Directions for this task:
Pictures excluded, return the lines below from the first through the line holding "-1.77, -1.13, 0]".

Data excerpt:

------------

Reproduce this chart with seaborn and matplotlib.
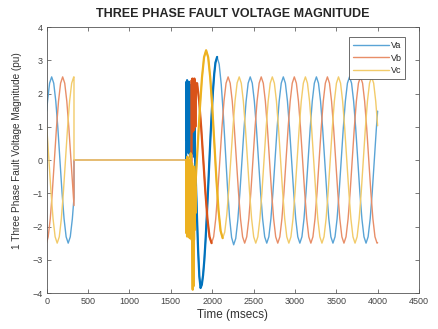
import numpy as np
import seaborn as sns
import matplotlib
matplotlib.use("Agg")
import matplotlib.pyplot as plt
from matplotlib.lines import Line2D

# time in msecs, voltage in pu
va_pre_t = [0, 10, 35, 60, 85, 110, 135, 160, 185, 210, 235, 260, 285, 310, 330, 330]
va_pre_v = [1.47, 1.77, 2.31, 2.5, 2.31, 1.77, 0.96, 0, -0.96, -1.77, -2.31, -2.5, -2.31, -1.77, -1.13, 0]

vb_pre_t = [0, 18, 43, 68, 93, 118, 143, 168, 193, 218, 243, 268, 293, 318, 330, 330]
vb_pre_v = [-2.48, -2.31, -1.77, -0.96, 0, 0.96, 1.77, 2.31, 2.5, 2.31, 1.77, 0.96, 0, -0.96, -1.37, 0]

vc_pre_t = [0, 27, 52, 77, 102, 127, 152, 177, 202, 227, 252, 277, 302, 327, 330, 330]
vc_pre_v = [1.03, 0, -0.96, -1.77, -2.31, -2.5, -2.31, -1.77, -0.96, 0, 0.96, 1.77, 2.31, 2.5, 2.5, 0]

# after fault clearing (from 1685 ms)
va_post_t = np.concatenate([np.arange(1685, 1790, 4), [1800, 1815, 1830, 1845, 1860],
                            np.arange(1875, 2041, 15), np.arange(2060, 3986, 25), [4000]])
va_post_v = [
    0.0, 2.35, 0.6, 2.4, 0.3, 2.3, 0.7, 2.2, 0.2, 2.35, 0.5, 2.1, 0.1, 2.25, 0.6, 2.0,
    0.3, 2.2, 0.4, 1.9, 0.2, 2.0, 0.5, 1.7, 0.1, 1.5, 0.3,
    -0.4, -1.6, -2.7, -3.5, -3.85,
    -3.75, -3.47, -3.02, -2.42, -1.70, -0.92, -0.10, 0.70, 1.44, 2.08, 2.59, 2.93,
    3.1, 2.88, 2.27, 1.36, 0.28, -0.81, -1.72, -2.33, -2.55,
    -2.36, -1.81, -0.99, -0.03, 0.94, 1.76, 2.31, 2.5,
    2.31, 1.77, 0.96, 0, -0.96, -1.77, -2.31, -2.5, -2.31, -1.77, -0.96, 0, 0.96, 1.77, 2.31, 2.5,
    2.31, 1.77, 0.96, 0, -0.96, -1.77, -2.31, -2.5, -2.31, -1.77, -0.96, 0, 0.96, 1.77, 2.31, 2.5,
    2.31, 1.77, 0.96, 0, -0.96, -1.77, -2.31, -2.5, -2.31, -1.77, -0.96, 0, 0.96, 1.77, 2.31, 2.5,
    2.31, 1.77, 0.96, 0, -0.96, -1.77, -2.31, -2.5, -2.31, -1.77, -0.96, 0, 0.96,
    1.47,
]

vb_post_t = np.concatenate([np.arange(1685, 1802, 4), np.arange(1818, 3994, 25), [4000]])
vb_post_v = [
    0.0, -1.8, -0.3, -2.0, -0.2, -1.9, -0.5, -2.1, -0.3, -1.7, -0.4, -2.0, -0.2, -1.8, -0.6,
    -1.5, -0.4, 2.4, 1.1, 2.45, 0.85, 2.3, 1.2, 2.4, 0.9, 2.45, 1.3, 2.35, 1.0, 2.2,
    2.31, 1.77, 0.96, 0, -0.96, -1.77, -2.31, -2.5,
    -2.31, -1.77, -0.96, 0, 0.96, 1.77, 2.31, 2.5, 2.31, 1.77, 0.96, 0, -0.96, -1.77, -2.31, -2.5,
    -2.31, -1.77, -0.96, 0, 0.96, 1.77, 2.31, 2.5, 2.31, 1.77, 0.96, 0, -0.96, -1.77, -2.31, -2.5,
    -2.31, -1.77, -0.96, 0, 0.96, 1.77, 2.31, 2.5, 2.31, 1.77, 0.96, 0, -0.96, -1.77, -2.31, -2.5,
    -2.31, -1.77, -0.96, 0, 0.96, 1.77, 2.31, 2.5, 2.31, 1.77, 0.96, 0, -0.96, -1.77, -2.31, -2.5,
    -2.31, -1.77, -0.96, 0, 0.96, 1.77, 2.31, 2.5, 2.31, 1.77, 0.96, 0, -0.96, -1.77, -2.31, -2.5,
    -2.49,
]

vc_post_t = np.concatenate([np.arange(1685, 1798, 4), np.arange(1802, 3978, 25), [4000]])
vc_post_v = [
    0.0, -2.2, -0.1, -2.3, 0.1, -2.25, -0.2, -2.3, 0.0, -2.2, -0.3, -2.35, -0.1, -2.3, 0.2,
    -2.2, -0.2, -2.4, -0.1, -2.6, -3.9, -0.3, -3.8, -0.2, -2.4, -0.5, -2.1, -0.8, -1.6,
    -0.57, 0.5, 1.57, 2.48, 3.09, 3.3,
    3.09, 2.47, 1.56, 0.48, -0.61, -1.52, -2.13, -2.35,
    -2.17, -1.64, -0.85, 0.08, 1.0, 1.79, 2.32, 2.5,
    2.31, 1.77, 0.96, 0, -0.96, -1.77, -2.31, -2.5, -2.31, -1.77, -0.96, 0, 0.96, 1.77, 2.31, 2.5,
    2.31, 1.77, 0.96, 0, -0.96, -1.77, -2.31, -2.5, -2.31, -1.77, -0.96, 0, 0.96, 1.77, 2.31, 2.5,
    2.31, 1.77, 0.96, 0, -0.96, -1.77, -2.31, -2.5, -2.31, -1.77, -0.96, 0, 0.96, 1.77, 2.31, 2.5,
    2.31, 1.77, 0.96, 0, -0.96, -1.77, -2.31, -2.5, -2.31, -1.77, -0.96, 0, 0.96, 1.77, 2.31, 2.5,
    2.31, 1.77,
    1.03,
]

names = ["Va", "Vb", "Vc"]
dark = ["#0072BD", "#D95319", "#EDB120"]
light = ["#5AA4D6", "#E88E68", "#F2CB6A"]
cuts = [2070, 2010, 2140]

sns.set_style("ticks")
plt.rcParams["font.family"] = ["Liberation Sans", "DejaVu Sans"]

fig = plt.figure(figsize=(4.38, 3.29), dpi=100)
ax = fig.add_axes([0.1066, 0.1094, 0.850, 0.8085])

phases = [
    (va_pre_t, va_pre_v, va_post_t, va_post_v),
    (vb_pre_t, vb_pre_v, vb_post_t, vb_post_v),
    (vc_pre_t, vc_pre_v, vc_post_t, vc_post_v),
]
for i, (pt, pv, qt, qv) in enumerate(phases):
    t = np.concatenate([pt, qt])
    v = np.concatenate([pv, qv])
    sns.lineplot(x=t, y=v, ax=ax, color=light[i], lw=1.0,
                 estimator=None, sort=False, legend=False)
    m = (t >= 1685) & (t <= cuts[i])
    sns.lineplot(x=t[m], y=v[m], ax=ax, color=dark[i], lw=1.6,
                 estimator=None, sort=False, legend=False)

ax.set_xlim(0, 4500)
ax.set_ylim(-4, 4)
ax.set_xticks(np.arange(0, 4501, 500))
ax.set_yticks(np.arange(-4, 5, 1))
ax.tick_params(direction="in", top=True, right=True, length=3, width=0.5,
               labelsize=6.5, colors="#444444", pad=3)
for s in ax.spines.values():
    s.set_color("#555555")
    s.set_linewidth(0.6)

ax.set_title("THREE PHASE FAULT VOLTAGE MAGNITUDE", fontsize=9, fontweight="bold", pad=7)
ax.set_xlabel("Time (msecs)", fontsize=8.5, color="#333333", labelpad=2)
ax.set_ylabel("1 Three Phase Fault Voltage Magnitude (pu)", fontsize=7.2, color="#333333")
ax.yaxis.set_label_coords(-0.066, 0.534)

handles = [Line2D([], [], color=c, lw=1.0) for c in light]
leg = ax.legend(handles, names, loc="upper right", bbox_to_anchor=(0.975, 0.978),
                fontsize=6.5, handlelength=4.0, labelspacing=0.4, fancybox=False,
                framealpha=1, edgecolor="#555555", borderpad=0.4, handletextpad=0.2)
leg.get_frame().set_linewidth(0.6)

fig.savefig("out.png", dpi=100)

------------

The answer:
Reproduce this chart with seaborn and matplotlib.
import numpy as np
import seaborn as sns
import matplotlib
matplotlib.use("Agg")
import matplotlib.pyplot as plt
from matplotlib.lines import Line2D

# time in msecs, voltage in pu
va_pre_t = [0, 10, 35, 60, 85, 110, 135, 160, 185, 210, 235, 260, 285, 310, 330, 330]
va_pre_v = [1.47, 1.77, 2.31, 2.5, 2.31, 1.77, 0.96, 0, -0.96, -1.77, -2.31, -2.5, -2.31, -1.77, -1.13, 0]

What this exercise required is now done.